◆ YOUR TASK
From the listing below, copy every line with the word "this".

Rows from a dataset of charts and code
^^^^

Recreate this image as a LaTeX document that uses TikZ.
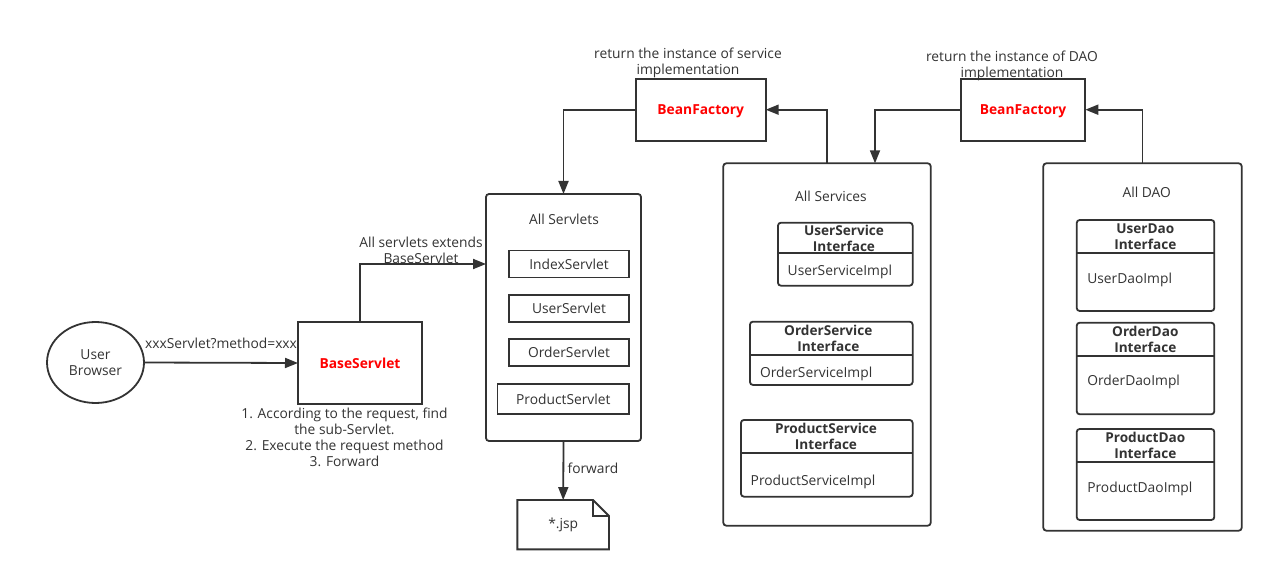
\documentclass[tikz,border=0pt]{standalone}
\usepackage{fontspec}
\setmainfont{Open Sans}
\usetikzlibrary{arrows.meta,shapes.geometric,calc}
\definecolor{ink}{HTML}{333333}
\definecolor{accent}{HTML}{FF0000}

\begin{document}
\begin{tikzpicture}[x=1pt,y=-1pt,
  every node/.style={font=\fontsize{13.8}{16}\selectfont, text=ink, inner sep=0pt, outer sep=0pt},
  box/.style={draw=ink, line width=1.8pt, rectangle},
  frame/.style={box, rounded corners=3pt},
  oval/.style={draw=ink, line width=1.8pt, ellipse},
  titled/.style={font=\bfseries\fontsize{13.6}{16}\selectfont, align=center},
  redtitle/.style={font=\bfseries\fontsize{13.8}{16}\selectfont, text=accent, text depth=0pt},
  caption/.style={align=center},
  impl/.style={anchor=west, yshift=-1.5pt},
  link/.style={draw=ink, line width=1.8pt, -{Triangle[length=13pt,width=10pt]}},
  rule/.style={draw=ink, line width=1.8pt},
]
% canvas
\fill[white] (0,0) rectangle (1274,580);
\useasboundingbox (0,0) rectangle (1274,580);

% ---- client side ----
\node[oval, minimum width=97, minimum height=81, align=center, text depth=0pt] (browser) at (95.5,362.5) {User\\Browser};
\node[box, minimum width=124, minimum height=82, redtitle] (base) at (360,363) {BaseServlet};
\node (reqlbl) at (221,343) {xxxServlet?method=xxx};
\node[caption] (steps) at (344.5,437) {1. According to the request, find\\the sub-Servlet.\\2. Execute the request method\\3. Forward};
\draw[link] (browser.east) -- (base.west);

% ---- servlets ----
\node[frame, minimum width=155, minimum height=247] (servlets) at (563.5,317.5) {};
\node (servletsttl) at (564,219) {All Servlets};
\node[box, minimum width=120, minimum height=27] (index) at (569,264) {IndexServlet};
\node[box, minimum width=120, minimum height=27] (user) at (569,308.5) {UserServlet};
\node[box, minimum width=120, minimum height=27] (order) at (569,352.5) {OrderServlet};
\node[box, minimum width=131.7, minimum height=30] (product) at (563.3,399) {ProductServlet};
\node[caption] (extlbl) at (421,250.5) {All servlets extends\\BaseServlet};
\draw[link] (base.north) |- (servlets.west |- index.center);

% ---- jsp page ----
\node[minimum width=91.7, minimum height=49.3] (jsp) at (563.2,524.7) {*.jsp};
\draw[rule, line join=miter] (jsp.north west) -- ($(jsp.north east)+(-16,0)$) -- ($(jsp.north east)+(0,16)$)
  -- (jsp.south east) -- (jsp.south west) -- cycle;
\draw[rule, line join=miter] ($(jsp.north east)+(-16,0)$) -- ++(0,16) -- ++(16,0);
\draw[link] (servlets.south) -- (jsp.north);
\node (fwdlbl) at (593,468) {forward};

% ---- bean factories ----
\node[box, minimum width=130, minimum height=62, redtitle] (bf1) at (700.7,109.7) {BeanFactory};
\node[caption] (bf1lbl) at (688,62.5) {return the instance of service\\implementation};
\node[box, minimum width=124.6, minimum height=62, redtitle] (bf2) at (1023,109.7) {BeanFactory};
\node[caption] (bf2lbl) at (1012,66) {return the instance of DAO\\implementation};

% ---- services ----
\node[frame, minimum width=207.4, minimum height=362.4] (services) at (827,344.5) {};
\node (servicesttl) at (831,196) {All Services};

\node[frame, minimum width=134.7, minimum height=63] (usvc) at (845.3,254.2) {};
\node[titled] (usvct) at (844,238) {UserService\\Interface};
\draw[rule] (usvc.west |- 0,252.7) -- (usvc.east |- 0,252.7);
\node[impl] (usvci) at (787.7,270) {UserServiceImpl};

\node[frame, minimum width=162.7, minimum height=63.3] (osvc) at (831.3,353.3) {};
\node[titled] (osvct) at (828.3,338.7) {OrderService\\Interface};
\draw[rule] (osvc.west |- 0,355) -- (osvc.east |- 0,355);
\node[impl] (osvci) at (760,372.7) {OrderServiceImpl};

\node[frame, minimum width=171.7, minimum height=76.7] (psvc) at (826.8,458.3) {};
\node[titled] (psvct) at (826,436.7) {ProductService\\Interface};
\draw[rule] (psvc.west |- 0,452.7) -- (psvc.east |- 0,452.7);
\node[impl] (psvci) at (750.7,480) {ProductServiceImpl};

% ---- DAO ----
\node[frame, minimum width=198.4, minimum height=367.4] (dao) at (1142.5,347) {};
\node (daottl) at (1146.7,192.7) {All DAO};

\node[frame, minimum width=137.6, minimum height=91] (udao) at (1145.5,265.5) {};
\node[titled] (udaot) at (1145.3,237) {UserDao\\Interface};
\draw[rule] (udao.west |- 0,252.7) -- (udao.east |- 0,252.7);
\node[impl] (udaoi) at (1087.3,278.3) {UserDaoImpl};

\node[frame, minimum width=137.6, minimum height=91.6] (odao) at (1145.5,368.5) {};
\node[titled] (odaot) at (1145.3,339.7) {OrderDao\\Interface};
\draw[rule] (odao.west |- 0,355.7) -- (odao.east |- 0,355.7);
\node[impl] (odaoi) at (1087.3,380.7) {OrderDaoImpl};

\node[frame, minimum width=137.6, minimum height=91] (pdao) at (1145.5,474.5) {};
\node[titled] (pdaot) at (1145.3,445.7) {ProductDao\\Interface};
\draw[rule] (pdao.west |- 0,462.3) -- (pdao.east |- 0,462.3);
\node[impl] (pdaoi) at (1087.3,487.7) {ProductDaoImpl};

% ---- factory connectors ----
\draw[link] (bf1.west) -| (servlets.north);
\draw[link] (services.north) |- (bf1.east);
\coordinate (svcin) at ($(services.north)+(48,0)$);
\draw[link] (bf2.west) -| (svcin);
\draw[link] (dao.north) |- (bf2.east);
\end{tikzpicture}
\end{document}
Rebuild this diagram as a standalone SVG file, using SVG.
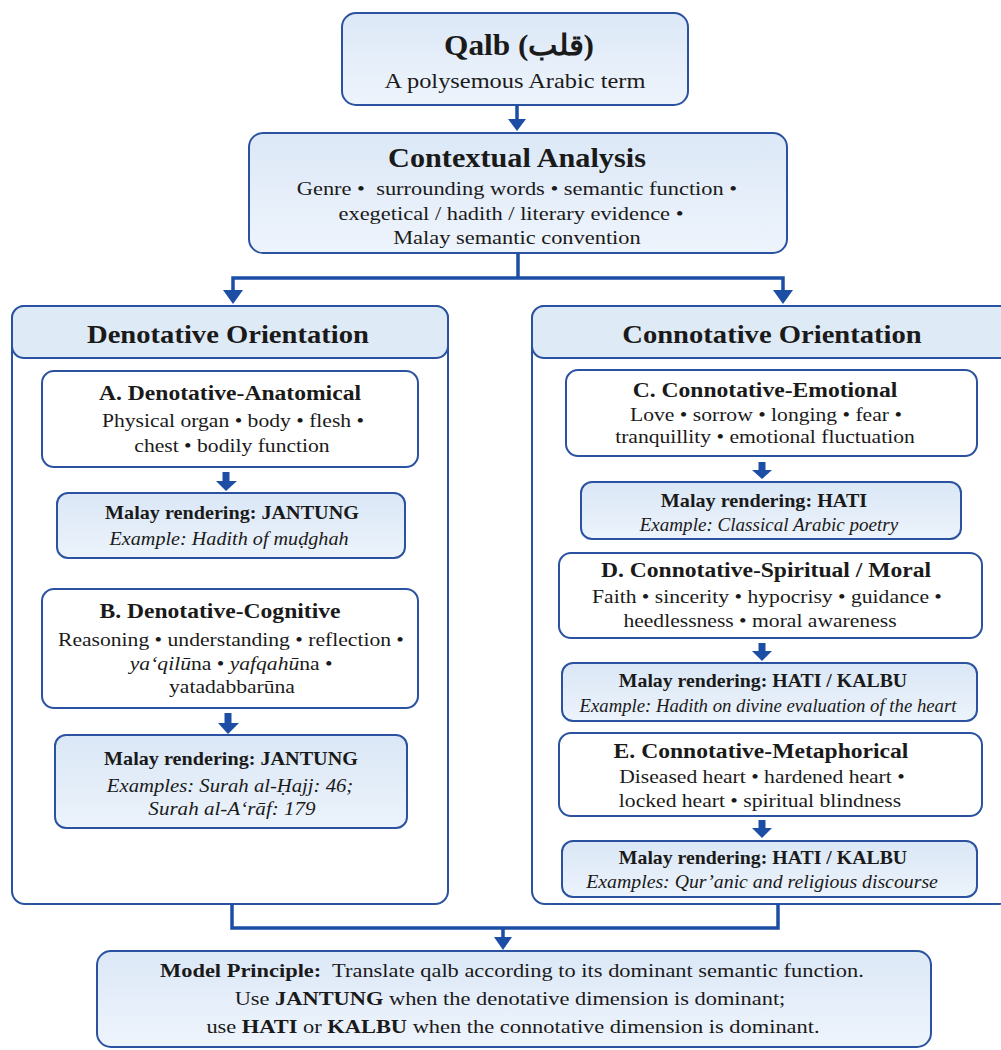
<svg xmlns="http://www.w3.org/2000/svg" width="1001" height="1050" viewBox="0 0 1001 1050">
  <defs>
    <linearGradient id="gBlue" x1="0" y1="0" x2="0" y2="1">
      <stop offset="0" stop-color="#dce8f7"/>
      <stop offset="1" stop-color="#eef4fc"/>
    </linearGradient>
    <linearGradient id="gRend" x1="0" y1="0" x2="0" y2="1">
      <stop offset="0" stop-color="#dae7f6"/>
      <stop offset="1" stop-color="#ecf3fb"/>
    </linearGradient>
    <style>
      .box { stroke: #2a52a0; stroke-width: 2; }
      .hero { fill: url(#gBlue); }
      .white { fill: #ffffff; }
      .rend { fill: url(#gRend); }
      .band { fill: #dfeaf7; }
      .conn { fill: none; stroke: #1c4ea6; stroke-width: 3.5; }
      .head { fill: #1c4ea6; }
      text { font-family: "Liberation Serif", "Times New Roman", "DejaVu Serif", serif; fill: #1a1a1a; text-anchor: middle; transform-box: fill-box; transform-origin: center; }
      .t1 { font-size: 29px; font-weight: bold; transform: scaleX(1.08); }
      .sub { font-size: 20px; transform: scaleX(1.22); }
      .t2 { font-size: 27px; font-weight: bold; transform: scaleX(1.12); }
      .cb { font-size: 19px; transform: scaleX(1.18); }
      .hd { font-size: 26px; font-weight: bold; transform: scaleX(1.1); }
      .bt { font-size: 20px; font-weight: bold; transform: scaleX(1.18); }
      .bd { font-size: 18px; transform: scaleX(1.2); }
      .rt { font-size: 18px; font-weight: bold; transform: scaleX(1.12); }
      .ri { font-size: 18px; font-style: italic; transform: scaleX(1.1); }
      .mp { font-size: 19px; transform: scaleX(1.18); }
      .b { font-weight: bold; }
      .i { font-style: italic; }
    </style>
  </defs>

  <g id="qalb">
    <rect class="box hero" x="342" y="13" width="346" height="92" rx="14"/>
    <text class="t1" x="519" y="55">Qalb (قلب)</text>
    <text class="sub" x="515" y="88">A polysemous Arabic term</text>
  </g>

  <g id="contextual">
    <rect class="box hero" x="249" y="133" width="538" height="120" rx="14"/>
    <text class="t2" x="517" y="167">Contextual Analysis</text>
    <text class="cb" x="517" y="195">Genre •&#160; surrounding words • semantic function •</text>
    <text class="cb" x="511" y="220">exegetical / hadith / literary evidence •</text>
    <text class="cb" x="517" y="244">Malay semantic convention</text>
  </g>

  <g id="denotative">
    <rect class="box white" x="12" y="306" width="436" height="598" rx="13"/>
    <rect class="box band" x="12" y="306" width="436" height="52" rx="12"/>
    <text class="hd" x="228" y="343">Denotative Orientation</text>
  </g>

  <g id="connotative">
    <rect class="box white" x="532" y="306" width="480" height="598" rx="13"/>
    <rect class="box band" x="532" y="306" width="480" height="52" rx="12"/>
    <text class="hd" x="772" y="343">Connotative Orientation</text>
  </g>

  <g id="A">
    <rect class="box white" x="42" y="371" width="376" height="96" rx="12"/>
    <text class="bt" x="230" y="400">A. Denotative-Anatomical</text>
    <text class="bd" x="233" y="427">Physical organ • body • flesh •</text>
    <text class="bd" x="232" y="452">chest • bodily function</text>
  </g>

  <g id="A-render">
    <rect class="box rend" x="57" y="493" width="348" height="65" rx="11"/>
    <text class="rt" x="232" y="519">Malay rendering: JANTUNG</text>
    <text class="ri" x="229" y="545" style="transform: scaleX(1.12)">Example: Hadith of muḍghah</text>
  </g>

  <g id="B">
    <rect class="box white" x="42" y="589" width="376" height="119" rx="12"/>
    <text class="bt" x="220" y="618">B. Denotative-Cognitive</text>
    <text class="bd" x="231" y="646">Reasoning • understanding • reflection •</text>
    <text class="bd" x="231" y="670"><tspan class="i">ya‘qilū</tspan>na • <tspan class="i">yafqahū</tspan>na •</text>
    <text class="bd" x="232" y="693">yatadabbarūna</text>
  </g>

  <g id="B-render">
    <rect class="box rend" x="55" y="735" width="352" height="93" rx="11"/>
    <text class="rt" x="231" y="765">Malay rendering: JANTUNG</text>
    <text class="ri" x="230" y="792" style="transform: scaleX(1.15)">Examples: Surah al-Ḥajj: 46;</text>
    <text class="ri" x="232" y="815" style="transform: scaleX(1.17)">Surah al-A‘rāf: 179</text>
  </g>

  <g id="C">
    <rect class="box white" x="566" y="370" width="411" height="86" rx="12"/>
    <text class="bt" x="765" y="397">C. Connotative-Emotional</text>
    <text class="bd" x="766" y="421">Love • sorrow • longing • fear •</text>
    <text class="bd" x="765" y="443">tranquillity • emotional fluctuation</text>
  </g>

  <g id="C-render">
    <rect class="box rend" x="581" y="482" width="380" height="57" rx="11"/>
    <text class="rt" x="764" y="507">Malay rendering: HATI</text>
    <text class="ri" x="769" y="531" style="transform: scaleX(1.06)">Example: Classical Arabic poetry</text>
  </g>

  <g id="D">
    <rect class="box white" x="559" y="553" width="423" height="85" rx="12"/>
    <text class="bt" x="766" y="577">D. Connotative-Spiritual / Moral</text>
    <text class="bd" x="767" y="603">Faith • sincerity • hypocrisy • guidance •</text>
    <text class="bd" x="760" y="627">heedlessness • moral awareness</text>
  </g>

  <g id="D-render">
    <rect class="box rend" x="562" y="663" width="415" height="58" rx="11"/>
    <text class="rt" x="763" y="687" style="transform: scaleX(1.1)">Malay rendering: HATI / KALBU</text>
    <text class="ri" x="768" y="712" style="transform: scaleX(1.04)">Example: Hadith on divine evaluation of the heart</text>
  </g>

  <g id="E">
    <rect class="box white" x="559" y="733" width="423" height="83" rx="12"/>
    <text class="bt" x="761" y="758">E. Connotative-Metaphorical</text>
    <text class="bd" x="762" y="783">Diseased heart • hardened heart •</text>
    <text class="bd" x="760" y="807">locked heart • spiritual blindness</text>
  </g>

  <g id="E-render">
    <rect class="box rend" x="562" y="841" width="415" height="56" rx="11"/>
    <text class="rt" x="763" y="864" style="transform: scaleX(1.1)">Malay rendering: HATI / KALBU</text>
    <text class="ri" x="762" y="888">Examples: Qur’anic and religious discourse</text>
  </g>

  <g id="principle">
    <rect class="box hero" x="97" y="951" width="834" height="96" rx="14"/>
    <text class="mp" x="512" y="977"><tspan class="b">Model Principle:</tspan>&#160; Translate qalb according to its dominant semantic function.</text>
    <text class="mp" x="510" y="1005">Use <tspan class="b">JANTUNG</tspan> when the denotative dimension is dominant;</text>
    <text class="mp" x="513" y="1033">use <tspan class="b">HATI</tspan> or <tspan class="b">KALBU</tspan> when the connotative dimension is dominant.</text>
  </g>

  <!-- connectors -->
  <g id="connectors">
    <line class="conn" x1="517" y1="105" x2="517" y2="121"/>
    <polygon class="head" points="508,119 526,119 517,131"/>
    <polyline class="conn" points="518,253 518,278"/>
    <polyline class="conn" points="233,292 233,278 783,278 783,292"/>
    <polygon class="head" points="223,290 243,290 233,304"/>
    <polygon class="head" points="773,290 793,290 783,304"/>
    <polyline class="conn" points="232,904 232,928 778,928 778,904"/>
    <line class="conn" x1="503" y1="928" x2="503" y2="940"/>
    <polygon class="head" points="494,937 512,937 503,950"/>
    <g class="head">
      <rect x="222.5" y="472" width="7" height="9"/>
      <polygon points="216,481 237,481 226,491"/>
      <rect x="224.5" y="713" width="7" height="10"/>
      <polygon points="218,723 239,723 228,734"/>
      <rect x="758.5" y="462" width="7" height="8"/>
      <polygon points="752,470 772,470 762,479"/>
      <rect x="758.5" y="643" width="7" height="8"/>
      <polygon points="752,651 772,651 762,661"/>
      <rect x="758.5" y="820" width="7" height="8"/>
      <polygon points="752,828 772,828 762,838"/>
    </g>
  </g>
</svg>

^^^^

◆ RESULT
Recreate this image as a LaTeX document that uses TikZ.
Rebuild this diagram as a standalone SVG file, using SVG.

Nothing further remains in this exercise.